Failure by governments to meet the test and reduce the size of government debt
will mean an Australia lurching from crisis to crisis and gradually falling further
behind on the scale of inter national economic success. One of the most disturbing
factors of this massive debt is that today's generation is leaving the expense
to future generations. We must never let short term political expediency allow
us to impose a lasting debt on future generations. For their sake and for the
sake of their future nation, governments must exercise self-discipline. This self-discipline
by Parliament must be answered with a sense of leadership from all who serve.
What is called for by the electorate is leadership-leadership which replaces political
opportunism with integrity, leadership which replaces political careerism with
courage and will, leadership which does not discard old loyalties for new favours,
and leadership which will inspire the young and quicken their heartfelt dreams.
The final issue I wish to touch on in this my first speech to the Senate is
that of organised crime in this country. Just as we have the responsibility to
meet the economic challenges facing this Parliament in terms of its legacy
to future generations and the need for leadership, so too do we have the utmost
responsibility to promote leadership and to investigate and take measures to prevent
the growth and perpetuation of crime in our society. Organised crime erodes the
basic harmony and foundation of our lives. It undermines the public's confidence
in its representative institutions and destroys the future of so many of our young
Australians. I believe the Costigan Royal Commission on the Activities of the
Federated Ship Painters and Dockers Union, despite its suspiciously premature
termination by this Government, highlights evidence of a quite extraordinary network
of organised crime in Australia that has not yet been subject to the most vigorous
pursuit by every possible means. I acknowledge the fine work by the Costigan Commission
in bringing such seedy ways to public notice. The problem of attacking organised
crime presents legitimate concerns to those of us who are defenders of civil liberties.
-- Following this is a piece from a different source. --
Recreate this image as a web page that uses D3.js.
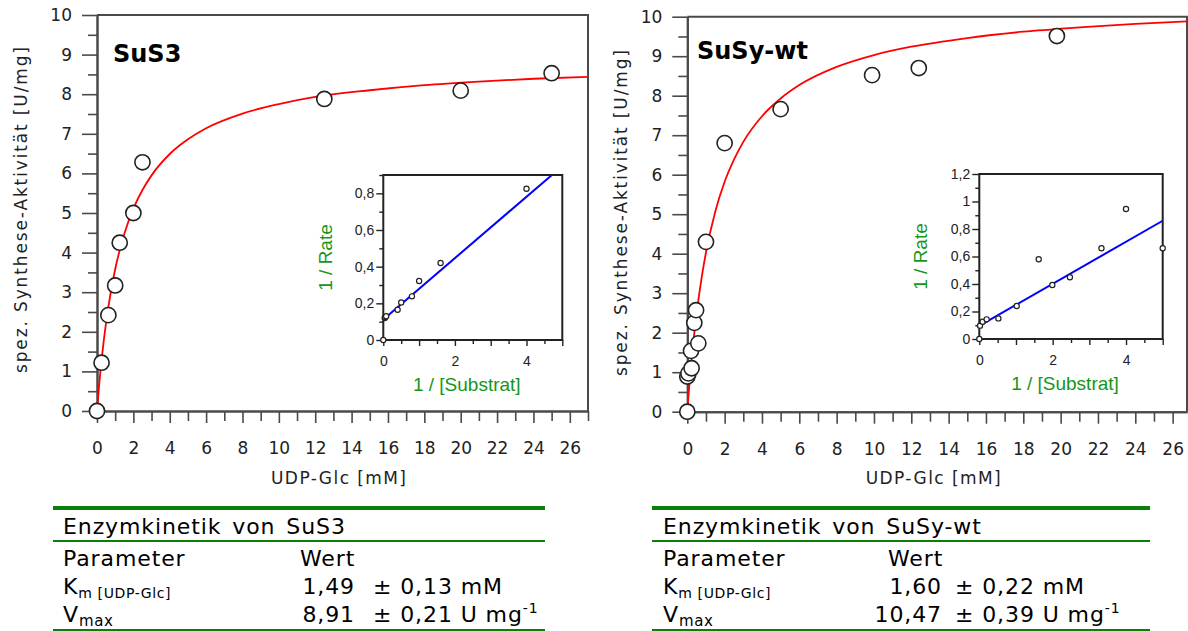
<!DOCTYPE html>
<html><head><meta charset="utf-8">
<script src="https://cdn.jsdelivr.net/npm/d3@7"></script>
<style>body{margin:0;background:#fff}svg{display:block}</style>
</head><body>
<svg id="c" width="1188" height="631"></svg>
<script>
// ---------- DATA ----------
const xTickLabels = [0,2,4,6,8,10,12,14,16,18,20,22,24,26];
const yTickLabels = [0,1,2,3,4,5,6,7,8,9,10];
const insetXTickLabels = [0,2,4];
const sus3InsetYTicks = [0,0.2,0.4,0.6,0.8];
const wtInsetYTicks = [0,0.2,0.4,0.6,0.8,1,1.2];

// SuS3 measured points (UDP-Glc mM, U/mg)
const sus3Substrate = [0,0.25,0.625,1,1.25,2,2.5,12.5,20,25];
const sus3Rate      = [0,1.22,2.42,3.17,4.25,5.0,6.28,7.88,8.09,8.53];
// SuS3 fitted curve
const sus3CurveX = [0,0.1,0.25,0.5,0.75,1,1.5,2,2.5,3,4,5,6,8,10,12,15,18,21,24,27];
const sus3CurveY = [0,0.56,1.28,2.24,2.98,3.58,4.47,5.11,5.58,5.95,6.49,6.86,7.14,7.51,7.75,7.93,8.10,8.23,8.32,8.39,8.44];
// SuS3 Lineweaver-Burk inset
const sus3InvS = [0,0.04,0.05,0.08,0.4,0.5,0.8,1.0,1.6,4.0];
const sus3InvV = [0,0.12,0.125,0.13,0.165,0.205,0.238,0.322,0.42,0.825];
const sus3LineX = [0,4.71];
const sus3LineY = [0.112,0.9];

// SuSy-wt measured points
const wtSubstrate = [0,0,0.06,0.2,0.23,0.375,0.47,0.59,1,2,5,9.9,12.4,19.8];
const wtRate      = [0,0.89,0.97,1.54,1.10,2.25,2.57,1.73,4.3,6.8,7.66,8.52,8.7,9.51];
const wtCurveX = [0,0.1,0.25,0.5,0.75,1,1.5,2,2.5,3,4,5,6,8,10,12,15,18,21,24,26.77];
const wtCurveY = [0,0.62,1.42,2.49,3.34,4.03,5.07,5.82,6.38,6.83,7.48,7.93,8.27,8.73,9.03,9.24,9.46,9.62,9.73,9.82,9.88];
const wtInvS = [0,0.02,0.09,0.2,0.52,1.02,1.62,1.99,2.47,3.33,4.0,5.0];
const wtInvV = [0,0.097,0.126,0.143,0.15,0.24,0.58,0.393,0.449,0.66,0.945,0.66];
const wtLineX = [0,5];
const wtLineY = [0.096,0.86];

// Tables
const sus3Table = {title:"Enzymkinetik von SuS3", km:"1,49", kmErr:"0,13", vmax:"8,91", vmaxErr:"0,21"};
const wtTable   = {title:"Enzymkinetik von SuSy-wt", km:"1,60", kmErr:"0,22", vmax:"10,47", vmaxErr:"0,39"};

// ---------- DRAWING ----------
const svg = d3.select("#c");
const AX = "#4a4a4a", TXT = "#222", GREEN_T = "#169616", GREEN_L = "#0a800a";
const MAINF = "'DejaVu Sans', Verdana, sans-serif";
const INF = "'Liberation Sans', Arial, sans-serif";
const zip = (a,b) => a.map((v,i)=>[v,b[i]]);

function styleAxis(sel, font, size){
  sel.selectAll("text").attr("font-family", font).attr("font-size", size).attr("fill", TXT);
  sel.selectAll("line").attr("stroke", AX).attr("stroke-width", 1.6);
  sel.select(".domain").attr("stroke", AX).attr("stroke-width", 2);
}

function drawPanel(p){
  const g = svg.append("g");
  const x = d3.scaleLinear().domain([0,p.xMax]).range([p.left,p.right]);
  const y = d3.scaleLinear().domain([0,10]).range([p.bottom,p.top]);
  const xMinor = d3.range(1, Math.floor(p.xMax)+1, 2);
  const yMinor = d3.range(0.5, 10, 1);

  g.append("path").attr("d",`M${p.left},${p.top}H${p.right}V${p.bottom}`)
    .attr("fill","none").attr("stroke",AX).attr("stroke-width",2);

  const ym = g.append("g").attr("transform",`translate(${p.left},0)`)
    .call(d3.axisLeft(y).tickValues(yMinor).tickSize(9).tickSizeOuter(0).tickFormat(""));
  styleAxis(ym, MAINF, 17);
  const ya = g.append("g").attr("transform",`translate(${p.left},0)`)
    .call(d3.axisLeft(y).tickValues(yTickLabels).tickSize(15).tickPadding(10).tickSizeOuter(0).tickFormat(d3.format("d")));
  styleAxis(ya, MAINF, 17);

  const xm = g.append("g").attr("transform",`translate(0,${p.bottom})`)
    .call(d3.axisBottom(x).tickValues(xMinor).tickSize(10).tickSizeOuter(0).tickFormat(""));
  styleAxis(xm, MAINF, 17);
  const xa = g.append("g").attr("transform",`translate(0,${p.bottom})`)
    .call(d3.axisBottom(x).tickValues(xTickLabels).tickSize(12).tickPadding(19).tickSizeOuter(0).tickFormat(d3.format("d")));
  styleAxis(xa, MAINF, 17);

  g.append("text").attr("x",(p.left+p.right)/2 - 4).attr("y",484)
    .attr("text-anchor","middle").attr("font-family",MAINF).attr("font-size",17).attr("fill",TXT)
    .attr("textLength",135).attr("lengthAdjust","spacing")
    .text("UDP-Glc [mM]");
  g.append("text").attr("transform",`translate(${p.yTitleX},${p.yTitleY}) rotate(-90)`)
    .attr("text-anchor","middle").attr("font-family",MAINF).attr("font-size",17).attr("fill",TXT)
    .attr("textLength",326).attr("lengthAdjust","spacing")
    .text("spez. Synthese-Aktivität [U/mg]");

  g.append("text").attr("x",p.titleX).attr("y",p.titleY)
    .attr("font-family",MAINF).attr("font-weight","bold").attr("font-size",24).attr("fill","#000")
    .text(p.title);

  g.append("path").datum(zip(p.curveX,p.curveY))
    .attr("d", d3.line().x(d=>x(d[0])).y(d=>y(d[1])).curve(d3.curveMonotoneX))
    .attr("fill","none").attr("stroke","#ff0000").attr("stroke-width",1.8);

  g.selectAll("circle.pt").data(zip(p.sx,p.sy)).join("circle").attr("class","pt")
    .attr("cx",d=>x(d[0])).attr("cy",d=>y(d[1])).attr("r",7.6)
    .attr("fill","#fff").attr("stroke","#222").attr("stroke-width",1.6);

  const ins = p.inset;
  const ig = g.append("g");
  const ix = d3.scaleLinear().domain([0,5]).range([ins.left,ins.right]);
  const iy = d3.scaleLinear().domain([0,ins.yMax]).range([ins.bottom,ins.top]);
  ig.append("rect").attr("x",ins.left).attr("y",ins.top).attr("width",ins.right-ins.left).attr("height",ins.bottom-ins.top)
    .attr("fill","#fff");
  const iyMinor = d3.range(0.1, ins.yMax+0.001, 0.2);
  const iym = ig.append("g").attr("transform",`translate(${ins.left},0)`)
    .call(d3.axisLeft(iy).tickValues(iyMinor).tickSize(4).tickSizeOuter(0).tickFormat(""));
  const iya = ig.append("g").attr("transform",`translate(${ins.left},0)`)
    .call(d3.axisLeft(iy).tickValues(ins.yTicks).tickSize(7).tickPadding(2).tickSizeOuter(0)
      .tickFormat(d=>String(+d.toFixed(1)).replace(".",",")));
  const ixm = ig.append("g").attr("transform",`translate(0,${ins.bottom})`)
    .call(d3.axisBottom(ix).tickValues(d3.range(0.5,5,1)).tickSize(4).tickSizeOuter(0).tickFormat(""));
  const ixa = ig.append("g").attr("transform",`translate(0,${ins.bottom})`)
    .call(d3.axisBottom(ix).tickValues(d3.range(0,6,1)).tickSize(6).tickPadding(10).tickSizeOuter(0)
      .tickFormat(d=> insetXTickLabels.includes(d) ? d3.format("d")(d) : ""));
  [iym,iya,ixm,ixa].forEach(s=>{
    s.selectAll("text").attr("font-family",INF).attr("font-size",14).attr("fill",TXT);
    s.selectAll("line").attr("stroke","#222").attr("stroke-width",1.4);
    s.select(".domain").remove();
  });
  ig.append("rect").attr("x",ins.left).attr("y",ins.top).attr("width",ins.right-ins.left).attr("height",ins.bottom-ins.top)
    .attr("fill","none").attr("stroke","#222").attr("stroke-width",2);
  ig.append("path").datum(zip(p.lineX,p.lineY))
    .attr("d", d3.line().x(d=>ix(d[0])).y(d=>iy(d[1])))
    .attr("stroke","#0000ff").attr("stroke-width",2).attr("fill","none");
  ig.selectAll("circle.ipt").data(zip(p.ix,p.iy)).join("circle").attr("class","ipt")
    .attr("cx",d=>ix(d[0])).attr("cy",d=>iy(d[1])).attr("r",2.6)
    .attr("fill","#fff").attr("stroke","#222").attr("stroke-width",1.2);
  ig.append("text").attr("transform",`translate(${ins.yTitleX},${(ins.top+ins.bottom)/2}) rotate(-90)`)
    .attr("text-anchor","middle").attr("font-family",INF).attr("font-size",19).attr("fill",GREEN_T)
    .text("1 / Rate");
  ig.append("text").attr("x",(ins.left+ins.right)/2 - 6).attr("y",ins.xTitleY)
    .attr("text-anchor","middle").attr("font-family",INF).attr("font-size",19).attr("fill",GREEN_T)
    .text("1 / [Substrat]");
}

drawPanel({left:97,right:588,top:15,bottom:411,xMax:27,title:"SuS3",titleX:113,titleY:62,
  yTitleX:27,yTitleY:210,
  curveX:sus3CurveX,curveY:sus3CurveY,sx:sus3Substrate,sy:sus3Rate,
  ix:sus3InvS,iy:sus3InvV,lineX:sus3LineX,lineY:sus3LineY,
  inset:{left:383.3,right:562.3,top:175,bottom:340,yMax:0.9,yTicks:sus3InsetYTicks,yTitleX:332,xTitleY:391}});
drawPanel({left:687.3,right:1187,top:16.7,bottom:411.7,xMax:26.77,title:"SuSy-wt",titleX:697,titleY:59,
  yTitleX:627,yTitleY:213,
  curveX:wtCurveX,curveY:wtCurveY,sx:wtSubstrate,sy:wtRate,
  ix:wtInvS,iy:wtInvV,lineX:wtLineX,lineY:wtLineY,
  inset:{left:979.3,right:1162.7,top:174,bottom:339,yMax:1.2,yTicks:wtInsetYTicks,yTitleX:927,xTitleY:390}});

function drawTable(t, p){
  const g = svg.append("g").attr("font-family",MAINF).attr("font-size",22).attr("fill","#000")
    .attr("letter-spacing","0.9px");
  g.append("line").attr("x1",p.x0).attr("x2",p.x1).attr("y1",508).attr("y2",508).attr("stroke",GREEN_L).attr("stroke-width",4);
  g.append("line").attr("x1",p.x0).attr("x2",p.x1).attr("y1",541).attr("y2",541).attr("stroke",GREEN_L).attr("stroke-width",2);
  g.append("line").attr("x1",p.x0).attr("x2",p.x1).attr("y1",630).attr("y2",630).attr("stroke",GREEN_L).attr("stroke-width",2);
  g.append("text").attr("x",p.tx).attr("y",534).attr("word-spacing","3px").text(t.title);
  g.append("text").attr("x",p.tx).attr("y",566).text("Parameter");
  g.append("text").attr("x",p.wertX).attr("y",566).text("Wert");
  const k = g.append("text").attr("x",p.tx).attr("y",594);
  k.append("tspan").text("K");
  k.append("tspan").attr("font-size",14).attr("dy",4).attr("letter-spacing","0.6px").text("m [UDP-Glc]");
  const v = g.append("text").attr("x",p.tx).attr("y",622);
  v.append("tspan").text("V");
  v.append("tspan").attr("font-size",15).attr("dy",4).attr("letter-spacing","0.6px").text("max");
  g.append("text").attr("x",p.valR).attr("y",594).attr("text-anchor","end").text(t.km);
  g.append("text").attr("x",p.valR).attr("y",622).attr("text-anchor","end").text(t.vmax);
  g.append("text").attr("x",p.pmX).attr("y",594).text("± " + t.kmErr + " mM");
  const ve = g.append("text").attr("x",p.pmX).attr("y",622);
  ve.append("tspan").text("± " + t.vmaxErr + " U mg");
  ve.append("tspan").attr("font-size",14).attr("dy",-9).text("-1");
}
drawTable(sus3Table,{x0:53,x1:545,tx:63,wertX:300,valR:355,pmX:373});
drawTable(wtTable,{x0:652,x1:1150,tx:663,wertX:888,valR:942,pmX:955});
</script>
</body></html>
Yet it must be remembered that the civil liberties of Australians are affected
by the directions of the crime bosses. Both the United States of America and Italy
have realised that a drastic problem demands a drastic solution, and both have
taken legislative and common law measures to preserve the credibility and the
sanctity of their social, economic and political systems. The United States Government
has taken extraordinary steps in electronic surveillance in order to untangle
the web of serious crime. Under the La Torre law, the Italian Government has assumed
the urgent yet responsible task of vigorously investigating the mafiosi. With
evidence mounting daily that Australia is being absorbed into the international
crime networks, we need to avoid acting on the defensive and instead be prepared
to seize the initiative. In conclusion, as we prepare to enter our bicentennial
year, I have a great hope that the traditions established by past Australians
have given the generation which serves in this Parliament a firm foundation upon
whic h we might seek to resolve the serious economic and social problems before
us. I have the firmest conviction that the National Party of Australia has a continuing
and major contribution to make to the growing demand by Australians for new visions
and fresh leadership and to take us to new possibilities of economic reform, it
has been the history of our Party to speak for those who have no voice, to remember
those who are forgotten and to respond to the aspirations of all Australians seeking
a better life in a better country. We have never forsaken this history, and we
dare not. I seek to give full service to these ideals in my term in the Senate.